Mike Geno Paints Deliciousness in his 50 State Cheese Map of America
By Hannah Howard
“I eat my models,” says artist Mike Geno. “Just about always—that’s my rule.”
It’s a good rule, considering Geno’s models are streaky slices of bacon, majestic wheels and wedges of cheese, and glazed donuts. Geno makes an exception for the sushi rolls—raw fish doesn’t hold up so well after a few hours at room temperature.
Geno didn’t set out to be the nation’s most beloved food artist. He worked as a meat cutter while in college at Temple, then went on to pursue his MFA in painting and drawing at Southern Illinois University. He needed a topic for a thesis—meat!—and he needed to paint fast. The steaks and chops he rendered would also be his dinner. He was an actual starving artist, but he was onto something. “When I returned to Philadelphia after grad school, I realized I was becoming more and more focused on food and the food scene,” he remembers.
Back in Philly, Geno befriended blogger Tenaya Darlington, also known as Madame Fromage. Darlington turned Geno onto the ooey, gooey, nutty, stinky, fabulous world of cheese. Together, they went on cheese treks to local shops and spent afternoons browsing the case at Di Bruno Brothers, searching for portrait-worthy dairy discoveries. They found plenty.
Geno became fascinated by cheese. He didn’t just paint cheese—he lived it, breathed it, and became passionate about cultivating cheese knowledge. “I would learn about the process, how it was made, the animals, the milk, the culture or region connected to it,” Geno said. “I wasn’t just painting cheese, I was painting history.”
In turn, the cheese world fell in love with Geno and his work. And of course they did—Geno honors cheese in a way that is majestic and rare. His paintings make me hungry. Like any art that means something to me, they make me think and feel and stop me in my tracks.
He explains of his paintings: “I consider them portraits because they’re really about the subject itself. The food is not a prop or a part of an assembly.” To me, they’re portraits because they capture not just the cheese’s luscious textures, bright colors, and shapes, but something deeper, their soul. Cheeses have souls, of course.
Geno respects the tradition, work, and love that goes into crafting great food. “Someone made this cheese. It’s their art, too. It’s necessary to tell their story.” In this way, Geno has become a cheese person in his own right. “Painting is my way of learning and teaching myself.”
Geno’s current project has him hard at work creating a comprehensive American cheese map. “I’m trying to represent each of the 50 states with at least one handmade, artisanal cheese made in that region,” he says. He’s nearly finished. He’s painted a spicy gouda from Alaska called Winter Fury, a round wheel of feta from Crow’s Dairy in Arizona, and a goat’s milk blue cheese from The Old Windmill Dairy, a farmstead cheesemaker in New Mexico.

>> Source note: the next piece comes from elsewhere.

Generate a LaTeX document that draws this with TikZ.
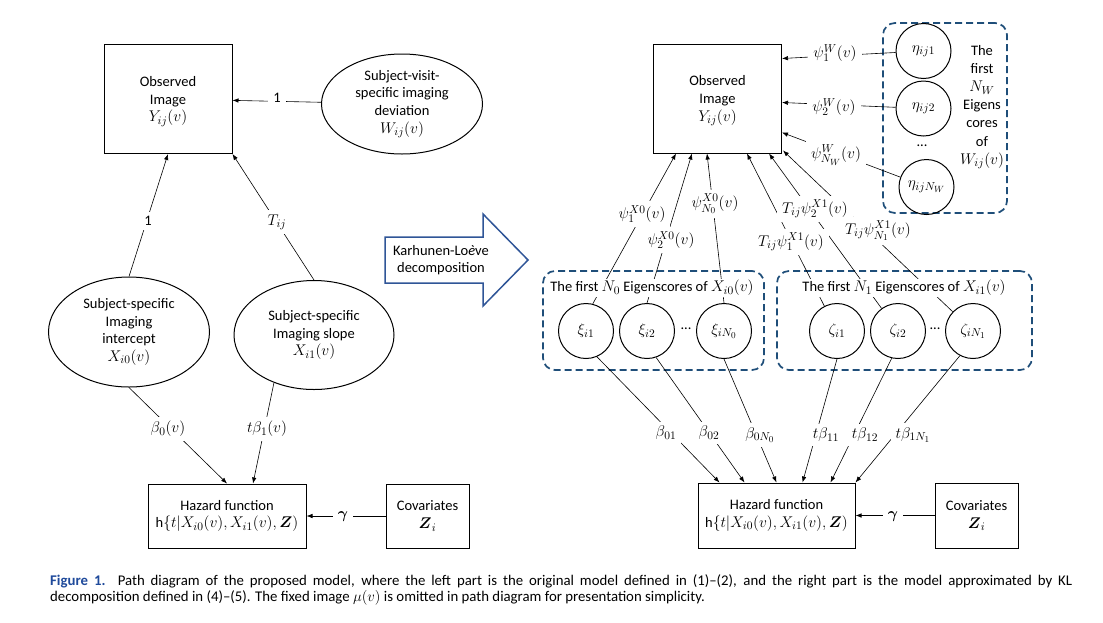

From our fine state of New York, Geno has painted more than a dozen cheeses, including two renditions of Kunik, a meltingly lush triple crème made in Thurman. There’s a peppercorn studded goat’s cheese from Coach Farm, the leather goods empire that turned its attention to making fine cheeses in Pine Plains. In Geno’s portrait of Eden, a raw cow’s milk beauty from Sprout Creek Farm, the cheese lies on its pillowy rind-belly, its crystalline sunshined-hued paste peeking out.
“I love cheese people,” says Geno. “It’s a community that I’ve really become a part of. I’ve never been treated so well in the art world.”